A thought for today

Nine years ago, seven innocent men and women were rounded up by Iranian authorities and thrown into the infamous Evin prison solely because of their religious beliefs.

Nine years ago, seven innocent men and women were rounded up by Iranian authorities and thrown into the infamous Evin prison solely because of their religious beliefs.

The seven were the ad hoc, appointed leaders of the Iranian Baha’i community, which has undergone severe persecution since the 1979 Iranian Revolution. Over the last 38 years, more than 200 Iranian Baha’is have been killed or executed, hundreds have been imprisoned, and tens of thousands have lost jobs or businesses, or have been deprived of higher education.

All seven were extremely active in working for the betterment of their community — not to mention Iranian society as a whole.
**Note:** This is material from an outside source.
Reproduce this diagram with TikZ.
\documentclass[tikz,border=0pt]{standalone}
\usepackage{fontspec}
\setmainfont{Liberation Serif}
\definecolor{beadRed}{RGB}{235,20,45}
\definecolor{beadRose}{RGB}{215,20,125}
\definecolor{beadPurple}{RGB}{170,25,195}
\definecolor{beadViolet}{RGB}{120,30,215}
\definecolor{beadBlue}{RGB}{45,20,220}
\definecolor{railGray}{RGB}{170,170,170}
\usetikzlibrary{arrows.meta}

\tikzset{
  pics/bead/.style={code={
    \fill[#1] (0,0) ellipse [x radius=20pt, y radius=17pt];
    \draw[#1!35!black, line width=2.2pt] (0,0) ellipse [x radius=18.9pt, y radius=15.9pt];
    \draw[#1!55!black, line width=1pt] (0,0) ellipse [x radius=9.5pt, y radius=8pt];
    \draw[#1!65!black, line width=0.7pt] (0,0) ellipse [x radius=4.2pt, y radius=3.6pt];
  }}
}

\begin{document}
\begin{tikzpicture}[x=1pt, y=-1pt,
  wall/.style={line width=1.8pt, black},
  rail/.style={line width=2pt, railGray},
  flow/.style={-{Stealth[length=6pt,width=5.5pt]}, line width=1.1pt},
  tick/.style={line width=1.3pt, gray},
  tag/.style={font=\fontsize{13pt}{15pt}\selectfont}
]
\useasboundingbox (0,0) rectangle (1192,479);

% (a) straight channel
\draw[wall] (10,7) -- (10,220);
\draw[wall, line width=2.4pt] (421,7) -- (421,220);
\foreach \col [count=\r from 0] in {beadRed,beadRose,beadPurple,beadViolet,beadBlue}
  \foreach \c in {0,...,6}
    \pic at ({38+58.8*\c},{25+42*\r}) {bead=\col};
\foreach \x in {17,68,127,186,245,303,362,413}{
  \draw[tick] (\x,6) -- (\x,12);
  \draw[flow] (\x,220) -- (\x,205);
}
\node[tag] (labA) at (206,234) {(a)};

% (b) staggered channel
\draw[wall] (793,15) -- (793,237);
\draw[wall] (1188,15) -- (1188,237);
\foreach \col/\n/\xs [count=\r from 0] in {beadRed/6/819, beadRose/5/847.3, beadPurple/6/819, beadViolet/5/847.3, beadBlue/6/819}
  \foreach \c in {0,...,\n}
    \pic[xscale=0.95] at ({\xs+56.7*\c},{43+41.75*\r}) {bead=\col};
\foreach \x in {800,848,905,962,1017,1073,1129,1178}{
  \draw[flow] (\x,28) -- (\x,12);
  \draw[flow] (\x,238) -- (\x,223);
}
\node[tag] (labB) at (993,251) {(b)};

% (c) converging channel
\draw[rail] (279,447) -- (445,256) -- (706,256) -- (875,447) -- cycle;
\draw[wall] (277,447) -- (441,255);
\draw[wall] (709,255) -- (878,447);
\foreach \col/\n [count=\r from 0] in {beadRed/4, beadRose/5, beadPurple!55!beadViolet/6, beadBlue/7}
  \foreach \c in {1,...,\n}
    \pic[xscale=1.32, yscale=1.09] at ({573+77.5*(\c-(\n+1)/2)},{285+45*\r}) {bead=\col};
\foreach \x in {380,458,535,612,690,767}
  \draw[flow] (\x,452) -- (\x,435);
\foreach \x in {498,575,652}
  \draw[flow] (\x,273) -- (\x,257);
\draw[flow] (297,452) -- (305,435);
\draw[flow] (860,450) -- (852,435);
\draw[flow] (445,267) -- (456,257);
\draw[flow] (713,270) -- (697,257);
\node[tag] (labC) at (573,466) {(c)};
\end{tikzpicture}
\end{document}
They were put on trial on false allegations of espionage, “propaganda against the regime,” and other alleged crimes that, in fact, were related solely to their belief in and practice of the Baha’i Faith.
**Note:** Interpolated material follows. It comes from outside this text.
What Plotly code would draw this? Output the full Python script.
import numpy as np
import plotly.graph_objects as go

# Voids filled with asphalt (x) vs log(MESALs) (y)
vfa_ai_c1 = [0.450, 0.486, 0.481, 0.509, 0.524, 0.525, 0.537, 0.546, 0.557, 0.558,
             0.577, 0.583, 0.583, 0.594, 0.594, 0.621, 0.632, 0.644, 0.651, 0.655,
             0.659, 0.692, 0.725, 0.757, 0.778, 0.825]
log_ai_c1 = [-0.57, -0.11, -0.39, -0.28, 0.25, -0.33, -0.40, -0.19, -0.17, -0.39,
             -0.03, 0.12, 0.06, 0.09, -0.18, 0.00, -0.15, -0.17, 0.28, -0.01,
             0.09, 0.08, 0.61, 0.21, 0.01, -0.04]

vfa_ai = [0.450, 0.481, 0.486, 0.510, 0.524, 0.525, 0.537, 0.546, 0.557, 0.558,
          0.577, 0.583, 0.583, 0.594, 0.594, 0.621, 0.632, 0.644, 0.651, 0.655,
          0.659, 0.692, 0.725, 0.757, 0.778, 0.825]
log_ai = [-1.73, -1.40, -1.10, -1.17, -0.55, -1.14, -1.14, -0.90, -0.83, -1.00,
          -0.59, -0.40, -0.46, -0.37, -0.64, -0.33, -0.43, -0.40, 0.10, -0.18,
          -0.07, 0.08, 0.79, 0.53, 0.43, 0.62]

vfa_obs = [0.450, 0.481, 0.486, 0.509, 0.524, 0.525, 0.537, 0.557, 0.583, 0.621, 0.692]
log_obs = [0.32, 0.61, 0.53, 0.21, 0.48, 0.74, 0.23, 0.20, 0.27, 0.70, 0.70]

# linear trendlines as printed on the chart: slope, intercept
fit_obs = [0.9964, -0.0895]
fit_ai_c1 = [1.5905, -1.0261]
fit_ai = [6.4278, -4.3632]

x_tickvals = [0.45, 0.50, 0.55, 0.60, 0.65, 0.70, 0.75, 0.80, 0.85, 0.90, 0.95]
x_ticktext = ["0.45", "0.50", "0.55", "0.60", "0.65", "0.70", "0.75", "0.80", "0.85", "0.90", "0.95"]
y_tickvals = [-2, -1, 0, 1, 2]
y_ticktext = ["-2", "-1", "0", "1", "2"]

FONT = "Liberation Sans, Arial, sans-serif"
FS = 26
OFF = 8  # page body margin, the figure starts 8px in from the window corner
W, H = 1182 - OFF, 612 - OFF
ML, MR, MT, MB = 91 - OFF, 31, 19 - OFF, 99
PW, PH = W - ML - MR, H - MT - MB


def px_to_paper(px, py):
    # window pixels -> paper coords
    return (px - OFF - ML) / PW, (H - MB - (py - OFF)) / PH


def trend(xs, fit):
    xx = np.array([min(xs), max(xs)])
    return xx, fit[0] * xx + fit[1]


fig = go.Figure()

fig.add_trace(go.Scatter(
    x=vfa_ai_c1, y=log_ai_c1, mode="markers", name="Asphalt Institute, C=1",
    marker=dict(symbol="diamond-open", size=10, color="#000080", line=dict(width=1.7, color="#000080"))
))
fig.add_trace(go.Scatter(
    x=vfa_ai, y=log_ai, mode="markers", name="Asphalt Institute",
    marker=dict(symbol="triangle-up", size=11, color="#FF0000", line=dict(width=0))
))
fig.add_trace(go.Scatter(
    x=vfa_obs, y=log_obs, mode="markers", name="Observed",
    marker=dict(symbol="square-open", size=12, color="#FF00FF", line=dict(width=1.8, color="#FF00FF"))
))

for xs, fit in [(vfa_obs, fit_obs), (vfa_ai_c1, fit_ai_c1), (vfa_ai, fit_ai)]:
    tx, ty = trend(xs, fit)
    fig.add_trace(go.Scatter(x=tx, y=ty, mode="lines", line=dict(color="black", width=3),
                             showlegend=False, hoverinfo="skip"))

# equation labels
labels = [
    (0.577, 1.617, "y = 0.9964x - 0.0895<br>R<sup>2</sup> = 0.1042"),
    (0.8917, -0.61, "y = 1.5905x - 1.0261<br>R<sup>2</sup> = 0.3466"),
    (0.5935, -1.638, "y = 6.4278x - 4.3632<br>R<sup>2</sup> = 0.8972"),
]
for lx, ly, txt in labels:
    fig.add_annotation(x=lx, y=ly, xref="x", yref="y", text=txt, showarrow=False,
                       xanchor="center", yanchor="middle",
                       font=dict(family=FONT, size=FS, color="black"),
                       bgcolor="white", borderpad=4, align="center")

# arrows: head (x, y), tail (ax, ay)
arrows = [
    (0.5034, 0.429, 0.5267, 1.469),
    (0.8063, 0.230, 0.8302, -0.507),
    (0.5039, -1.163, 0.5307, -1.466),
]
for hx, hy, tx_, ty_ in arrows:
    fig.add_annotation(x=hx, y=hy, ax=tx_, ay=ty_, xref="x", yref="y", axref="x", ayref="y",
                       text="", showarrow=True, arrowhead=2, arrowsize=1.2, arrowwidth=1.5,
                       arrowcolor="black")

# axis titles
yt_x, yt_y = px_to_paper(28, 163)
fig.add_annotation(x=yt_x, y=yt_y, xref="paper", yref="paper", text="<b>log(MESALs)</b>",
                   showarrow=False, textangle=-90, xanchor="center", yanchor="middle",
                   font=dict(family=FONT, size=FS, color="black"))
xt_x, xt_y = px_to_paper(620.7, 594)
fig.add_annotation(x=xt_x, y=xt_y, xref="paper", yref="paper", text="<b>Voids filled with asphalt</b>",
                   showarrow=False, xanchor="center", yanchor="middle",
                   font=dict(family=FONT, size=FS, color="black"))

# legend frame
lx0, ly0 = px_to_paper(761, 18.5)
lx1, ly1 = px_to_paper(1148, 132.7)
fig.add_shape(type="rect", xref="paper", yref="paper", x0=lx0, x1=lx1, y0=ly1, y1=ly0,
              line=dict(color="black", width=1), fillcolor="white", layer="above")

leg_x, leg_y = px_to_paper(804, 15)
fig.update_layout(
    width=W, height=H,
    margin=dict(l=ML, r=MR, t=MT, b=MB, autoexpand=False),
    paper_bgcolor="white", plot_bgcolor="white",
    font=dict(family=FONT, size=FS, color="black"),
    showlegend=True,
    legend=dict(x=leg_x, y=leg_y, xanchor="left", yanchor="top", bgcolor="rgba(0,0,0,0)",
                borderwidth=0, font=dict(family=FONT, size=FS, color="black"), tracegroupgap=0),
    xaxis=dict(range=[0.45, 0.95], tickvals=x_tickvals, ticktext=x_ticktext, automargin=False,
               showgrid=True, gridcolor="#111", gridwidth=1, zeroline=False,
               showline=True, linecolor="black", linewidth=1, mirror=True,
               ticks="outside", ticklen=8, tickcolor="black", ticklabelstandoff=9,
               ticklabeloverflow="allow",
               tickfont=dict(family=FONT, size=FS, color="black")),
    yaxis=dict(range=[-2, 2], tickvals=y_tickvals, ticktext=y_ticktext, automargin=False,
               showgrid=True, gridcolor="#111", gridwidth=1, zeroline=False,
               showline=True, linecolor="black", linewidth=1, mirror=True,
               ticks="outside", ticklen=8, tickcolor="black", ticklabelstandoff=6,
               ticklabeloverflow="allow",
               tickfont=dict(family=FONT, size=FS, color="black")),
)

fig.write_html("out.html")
This year marks the ninth year of their wrongful imprisonment. During these nine years, the seven have endured awful conditions that are common in Iranian prisons. Many have suffered severe health problems. In human terms, they have also missed out on the numerous day-to-day joys — and sorrows — that make life sweet and precious.

That’s why last night, the public was invited to hear the exquisite poetry of Mahvash Sabet, one of the seven Baha’is who remains imprisoned.

Please take a moment to think of how deeply wrongful incarceration cuts into the lives of innocent prisoners everywhere.